Written task.
Print word for word the first line of the listing below and every line after it, through the line with "y_ticks = [0, 20, 40, 60, 80, 100]". Leave out the pictures and the rest.
◆ ◆ ◆ ◆
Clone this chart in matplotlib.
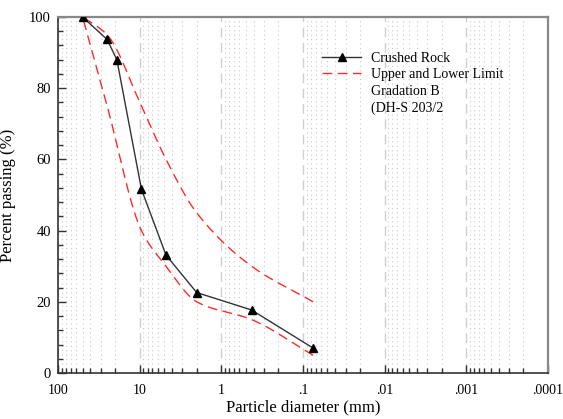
import numpy as np
import matplotlib
matplotlib.use("Agg")
import matplotlib.pyplot as plt
from matplotlib.lines import Line2D
from matplotlib.ticker import FixedLocator, FixedFormatter, NullFormatter

plt.rcParams['font.family'] = ['Liberation Serif', 'DejaVu Serif']

# ---- data ----
rock_size = [50, 25, 19, 9.5, 4.75, 2.0, 0.425, 0.075]
rock_pass = [100, 93.7, 88, 51.6, 33.1, 22.6, 17.7, 7.0]

limit_size = [50, 25, 9.5, 4.75, 2.0, 0.425, 0.075]
upper_pass = [100, 95, 75, 60, 45, 30, 20]
lower_pass = [100, 75, 40, 30, 20, 15, 5]

x_ticks = [100, 10, 1, 0.1, 0.01, 0.001, 0.0001]
x_ticklabels = ['100', '10', '1', '.1', '.01', '.001', '.0001']
y_ticks = [0, 20, 40, 60, 80, 100]


def smooth(xs, ys, n=200):
    """Monotone cubic (Fritsch-Carlson) drawing of a curve through the points, in log-x space."""
    lx = np.log10(np.asarray(xs, float))
    y = np.asarray(ys, float)
    order = np.argsort(lx)
    lx, y = lx[order], y[order]
    h = np.diff(lx)
    d = np.diff(y) / h
    m = np.zeros_like(y)
    m[0], m[-1] = d[0], d[-1]
    for i in range(1, len(y) - 1):
        if d[i - 1] * d[i] <= 0:
            m[i] = 0
        else:
            w1 = 2 * h[i] + h[i - 1]
            w2 = h[i] + 2 * h[i - 1]
            m[i] = (w1 + w2) / (w1 / d[i - 1] + w2 / d[i])
    t_all = np.linspace(lx[0], lx[-1], n)
    out = np.empty_like(t_all)
    for k, t in enumerate(t_all):
        i = min(np.searchsorted(lx, t, side='right') - 1, len(h) - 1)
        s = (t - lx[i]) / h[i]
        h00 = 2 * s**3 - 3 * s**2 + 1
        h10 = s**3 - 2 * s**2 + s
        h01 = -2 * s**3 + 3 * s**2
        h11 = s**3 - s**2
        out[k] = h00 * y[i] + h10 * h[i] * m[i] + h01 * y[i + 1] + h11 * h[i] * m[i + 1]
    return 10 ** t_all, out


fig = plt.figure(figsize=(5.63, 4.19), dpi=100)
ax = fig.add_axes([0.103, 0.1098, 0.870, 0.8496])

ax.set_xscale('log')
ax.set_xlim(100, 0.0001)
ax.set_ylim(0, 100)

# grid
ax.xaxis.set_major_locator(FixedLocator(x_ticks))
ax.xaxis.set_major_formatter(FixedFormatter(x_ticklabels))
minor = [m * 10.0 ** e for e in range(-4, 2) for m in range(2, 10)]
ax.xaxis.set_minor_locator(FixedLocator(minor))
ax.xaxis.set_minor_formatter(NullFormatter())
ax.grid(which='major', axis='x', color='#cfcfcf', linestyle=(0, (7, 4)), linewidth=1.0)
ax.grid(which='minor', axis='x', color='#c8c8c8', linestyle=(0, (1, 3)), linewidth=0.8)
ax.set_axisbelow(True)

ax.yaxis.set_major_locator(FixedLocator(y_ticks))
ax.yaxis.set_minor_locator(FixedLocator([v for v in range(0, 101, 4) if v % 20 != 0]))

ax.tick_params(which='major', direction='in', length=6, width=1, color='#333333',
               labelsize=10.5, top=False, right=False)
ax.tick_params(which='minor', direction='in', length=3.5, width=1, color='#333333',
               top=False, right=False)
ax.tick_params(axis='x', which='major', pad=8)
ax.tick_params(axis='y', which='major', pad=5)
ax.tick_params(axis='x', which='major', labelsize=10)

for s in ['left', 'bottom']:
    ax.spines[s].set_color('#333333')
    ax.spines[s].set_linewidth(1.2)
for s in ['top', 'right']:
    ax.spines[s].set_color('#888888')
    ax.spines[s].set_linewidth(1.6)

# curves
ux, uy = smooth(limit_size, upper_pass)
lx_, ly = smooth(limit_size, lower_pass)
lim_line, = ax.plot(ux, uy, color='#ff2a2a', linestyle=(0, (7, 4)), linewidth=1.0)
ax.plot(lx_, ly, color='#ff2a2a', linestyle=(0, (7, 4)), linewidth=1.0)
rock_line, = ax.plot(rock_size, rock_pass, color='#333333', linewidth=1.0, marker='^',
                     markersize=6, markerfacecolor='black', markeredgecolor='black',
                     zorder=3)

blank = Line2D([], [], linestyle='none', marker=None)
leg = ax.legend([rock_line, lim_line, blank, blank],
                ['Crushed Rock', 'Upper and Lower Limit', 'Gradation B', '(DH-S 203/2'],
                loc='upper left', bbox_to_anchor=(0.528, 0.918), frameon=False,
                fontsize=10, handlelength=2.8, handletextpad=0.7, labelspacing=0.25,
                borderaxespad=0)

ax.set_xlabel('Particle diameter (mm)', fontsize=12, labelpad=2)
ax.set_ylabel('Percent passing (%)', fontsize=12)
ax.yaxis.set_label_coords(-0.086, 0.5)

fig.savefig('out.png', dpi=100)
◆ ◆ ◆ ◆
Finished answer.
Clone this chart in matplotlib.
import numpy as np
import matplotlib
matplotlib.use("Agg")
import matplotlib.pyplot as plt
from matplotlib.lines import Line2D
from matplotlib.ticker import FixedLocator, FixedFormatter, NullFormatter

plt.rcParams['font.family'] = ['Liberation Serif', 'DejaVu Serif']

# ---- data ----
rock_size = [50, 25, 19, 9.5, 4.75, 2.0, 0.425, 0.075]
rock_pass = [100, 93.7, 88, 51.6, 33.1, 22.6, 17.7, 7.0]

limit_size = [50, 25, 9.5, 4.75, 2.0, 0.425, 0.075]
upper_pass = [100, 95, 75, 60, 45, 30, 20]
lower_pass = [100, 75, 40, 30, 20, 15, 5]

x_ticks = [100, 10, 1, 0.1, 0.01, 0.001, 0.0001]
x_ticklabels = ['100', '10', '1', '.1', '.01', '.001', '.0001']
y_ticks = [0, 20, 40, 60, 80, 100]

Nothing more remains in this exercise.